COLLECTED DATA:

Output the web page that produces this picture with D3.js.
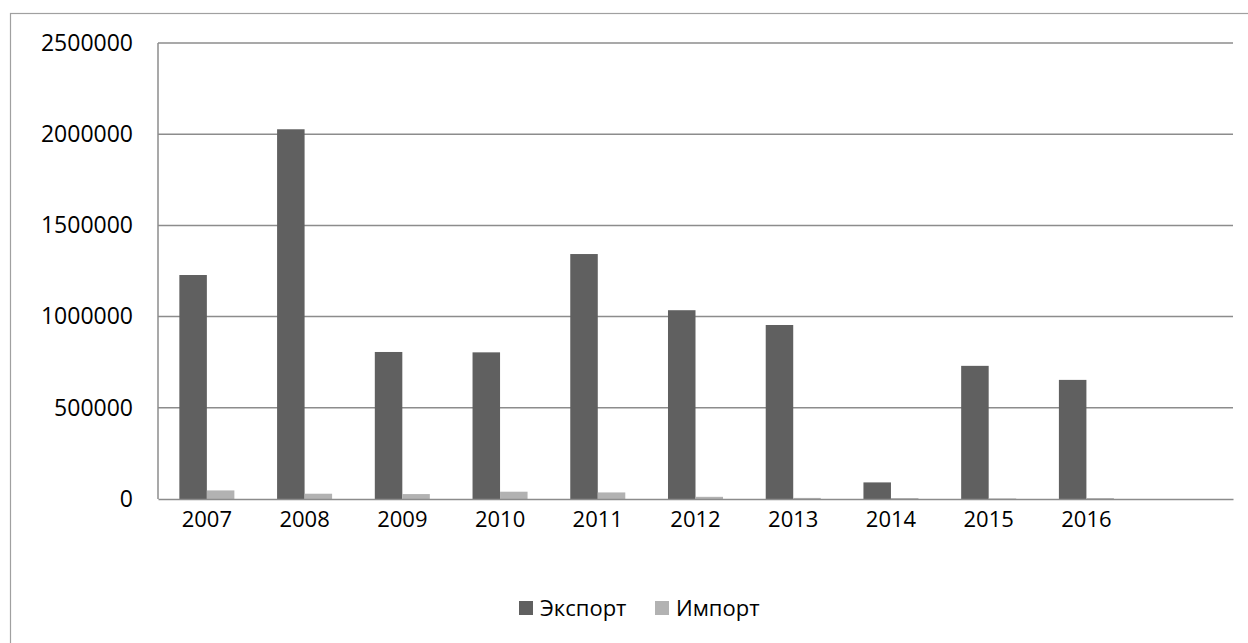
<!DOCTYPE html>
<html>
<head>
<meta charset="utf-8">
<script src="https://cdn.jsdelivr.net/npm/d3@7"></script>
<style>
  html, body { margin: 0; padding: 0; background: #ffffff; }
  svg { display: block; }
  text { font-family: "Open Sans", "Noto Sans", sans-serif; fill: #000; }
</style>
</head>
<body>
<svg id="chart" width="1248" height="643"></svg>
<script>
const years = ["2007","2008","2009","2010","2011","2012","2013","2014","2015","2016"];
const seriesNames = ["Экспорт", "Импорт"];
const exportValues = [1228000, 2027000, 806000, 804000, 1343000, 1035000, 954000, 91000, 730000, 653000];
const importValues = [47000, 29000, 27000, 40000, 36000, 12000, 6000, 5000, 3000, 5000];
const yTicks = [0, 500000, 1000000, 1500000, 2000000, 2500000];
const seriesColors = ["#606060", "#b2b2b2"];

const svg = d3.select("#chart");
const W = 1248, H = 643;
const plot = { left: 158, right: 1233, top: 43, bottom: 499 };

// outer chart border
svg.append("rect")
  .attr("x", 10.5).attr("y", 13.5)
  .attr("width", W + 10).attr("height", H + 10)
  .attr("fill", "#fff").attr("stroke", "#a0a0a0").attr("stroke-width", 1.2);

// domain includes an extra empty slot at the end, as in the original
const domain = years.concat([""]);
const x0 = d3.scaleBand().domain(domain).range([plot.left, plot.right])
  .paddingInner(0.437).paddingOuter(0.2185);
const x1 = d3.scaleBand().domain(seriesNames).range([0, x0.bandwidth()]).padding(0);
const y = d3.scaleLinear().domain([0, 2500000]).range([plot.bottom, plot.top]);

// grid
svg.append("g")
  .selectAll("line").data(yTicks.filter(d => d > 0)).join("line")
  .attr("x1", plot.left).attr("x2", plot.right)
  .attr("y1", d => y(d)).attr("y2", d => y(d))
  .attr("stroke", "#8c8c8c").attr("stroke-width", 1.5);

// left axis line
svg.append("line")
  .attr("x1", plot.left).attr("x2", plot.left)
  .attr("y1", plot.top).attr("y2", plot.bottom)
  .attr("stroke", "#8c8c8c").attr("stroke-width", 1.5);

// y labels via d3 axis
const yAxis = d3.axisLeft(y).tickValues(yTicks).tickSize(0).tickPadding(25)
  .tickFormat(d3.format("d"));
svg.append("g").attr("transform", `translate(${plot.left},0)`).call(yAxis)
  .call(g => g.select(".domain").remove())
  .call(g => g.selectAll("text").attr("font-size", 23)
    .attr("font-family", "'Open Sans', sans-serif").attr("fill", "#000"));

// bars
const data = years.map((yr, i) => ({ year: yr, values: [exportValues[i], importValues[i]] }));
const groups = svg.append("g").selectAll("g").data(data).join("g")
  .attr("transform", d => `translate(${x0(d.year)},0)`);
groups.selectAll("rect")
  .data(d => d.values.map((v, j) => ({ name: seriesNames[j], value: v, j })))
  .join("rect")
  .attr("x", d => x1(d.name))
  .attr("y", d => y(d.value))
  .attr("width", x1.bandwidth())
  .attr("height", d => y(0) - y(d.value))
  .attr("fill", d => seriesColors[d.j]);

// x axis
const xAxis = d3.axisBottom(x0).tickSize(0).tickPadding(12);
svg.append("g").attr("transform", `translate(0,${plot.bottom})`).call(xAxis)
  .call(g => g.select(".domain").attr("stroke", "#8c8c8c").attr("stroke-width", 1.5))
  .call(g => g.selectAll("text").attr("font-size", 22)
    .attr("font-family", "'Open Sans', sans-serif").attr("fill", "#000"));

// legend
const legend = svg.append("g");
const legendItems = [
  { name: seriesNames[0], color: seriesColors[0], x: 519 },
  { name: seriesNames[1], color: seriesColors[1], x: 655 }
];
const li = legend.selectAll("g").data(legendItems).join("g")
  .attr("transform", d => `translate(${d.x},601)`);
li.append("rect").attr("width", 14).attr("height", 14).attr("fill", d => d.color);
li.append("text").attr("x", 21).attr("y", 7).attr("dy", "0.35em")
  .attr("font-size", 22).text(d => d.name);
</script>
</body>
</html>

INSTRUCTIONS FOR THE TASK: Quote the material in full and exactly; do not carry over its pictures.

WRITTEN REPLY:
Output the web page that produces this picture with D3.js.
<!DOCTYPE html>
<html>
<head>
<meta charset="utf-8">
<script src="https://cdn.jsdelivr.net/npm/d3@7"></script>
<style>
  html, body { margin: 0; padding: 0; background: #ffffff; }
  svg { display: block; }
  text { font-family: "Open Sans", "Noto Sans", sans-serif; fill: #000; }
</style>
</head>
<body>
<svg id="chart" width="1248" height="643"></svg>
<script>
const years = ["2007","2008","2009","2010","2011","2012","2013","2014","2015","2016"];
const seriesNames = ["Экспорт", "Импорт"];
const exportValues = [1228000, 2027000, 806000, 804000, 1343000, 1035000, 954000, 91000, 730000, 653000];
const importValues = [47000, 29000, 27000, 40000, 36000, 12000, 6000, 5000, 3000, 5000];
const yTicks = [0, 500000, 1000000, 1500000, 2000000, 2500000];
const seriesColors = ["#606060", "#b2b2b2"];

const svg = d3.select("#chart");
const W = 1248, H = 643;
const plot = { left: 158, right: 1233, top: 43, bottom: 499 };

// outer chart border
svg.append("rect")
  .attr("x", 10.5).attr("y", 13.5)
  .attr("width", W + 10).attr("height", H + 10)
  .attr("fill", "#fff").attr("stroke", "#a0a0a0").attr("stroke-width", 1.2);

// domain includes an extra empty slot at the end, as in the original
const domain = years.concat([""]);
const x0 = d3.scaleBand().domain(domain).range([plot.left, plot.right])
  .paddingInner(0.437).paddingOuter(0.2185);
const x1 = d3.scaleBand().domain(seriesNames).range([0, x0.bandwidth()]).padding(0);
const y = d3.scaleLinear().domain([0, 2500000]).range([plot.bottom, plot.top]);

// grid
svg.append("g")
  .selectAll("line").data(yTicks.filter(d => d > 0)).join("line")
  .attr("x1", plot.left).attr("x2", plot.right)
  .attr("y1", d => y(d)).attr("y2", d => y(d))
  .attr("stroke", "#8c8c8c").attr("stroke-width", 1.5);

// left axis line
svg.append("line")
  .attr("x1", plot.left).attr("x2", plot.left)
  .attr("y1", plot.top).attr("y2", plot.bottom)
  .attr("stroke", "#8c8c8c").attr("stroke-width", 1.5);

// y labels via d3 axis
const yAxis = d3.axisLeft(y).tickValues(yTicks).tickSize(0).tickPadding(25)
  .tickFormat(d3.format("d"));
svg.append("g").attr("transform", `translate(${plot.left},0)`).call(yAxis)
  .call(g => g.select(".domain").remove())
  .call(g => g.selectAll("text").attr("font-size", 23)
    .attr("font-family", "'Open Sans', sans-serif").attr("fill", "#000"));

// bars
const data = years.map((yr, i) => ({ year: yr, values: [exportValues[i], importValues[i]] }));
const groups = svg.append("g").selectAll("g").data(data).join("g")
  .attr("transform", d => `translate(${x0(d.year)},0)`);
groups.selectAll("rect")
  .data(d => d.values.map((v, j) => ({ name: seriesNames[j], value: v, j })))
  .join("rect")
  .attr("x", d => x1(d.name))
  .attr("y", d => y(d.value))
  .attr("width", x1.bandwidth())
  .attr("height", d => y(0) - y(d.value))
  .attr("fill", d => seriesColors[d.j]);

// x axis
const xAxis = d3.axisBottom(x0).tickSize(0).tickPadding(12);
svg.append("g").attr("transform", `translate(0,${plot.bottom})`).call(xAxis)
  .call(g => g.select(".domain").attr("stroke", "#8c8c8c").attr("stroke-width", 1.5))
  .call(g => g.selectAll("text").attr("font-size", 22)
    .attr("font-family", "'Open Sans', sans-serif").attr("fill", "#000"));

// legend
const legend = svg.append("g");
const legendItems = [
  { name: seriesNames[0], color: seriesColors[0], x: 519 },
  { name: seriesNames[1], color: seriesColors[1], x: 655 }
];
const li = legend.selectAll("g").data(legendItems).join("g")
  .attr("transform", d => `translate(${d.x},601)`);
li.append("rect").attr("width", 14).attr("height", 14).attr("fill", d => d.color);
li.append("text").attr("x", 21).attr("y", 7).attr("dy", "0.35em")
  .attr("font-size", 22).text(d => d.name);
</script>
</body>
</html>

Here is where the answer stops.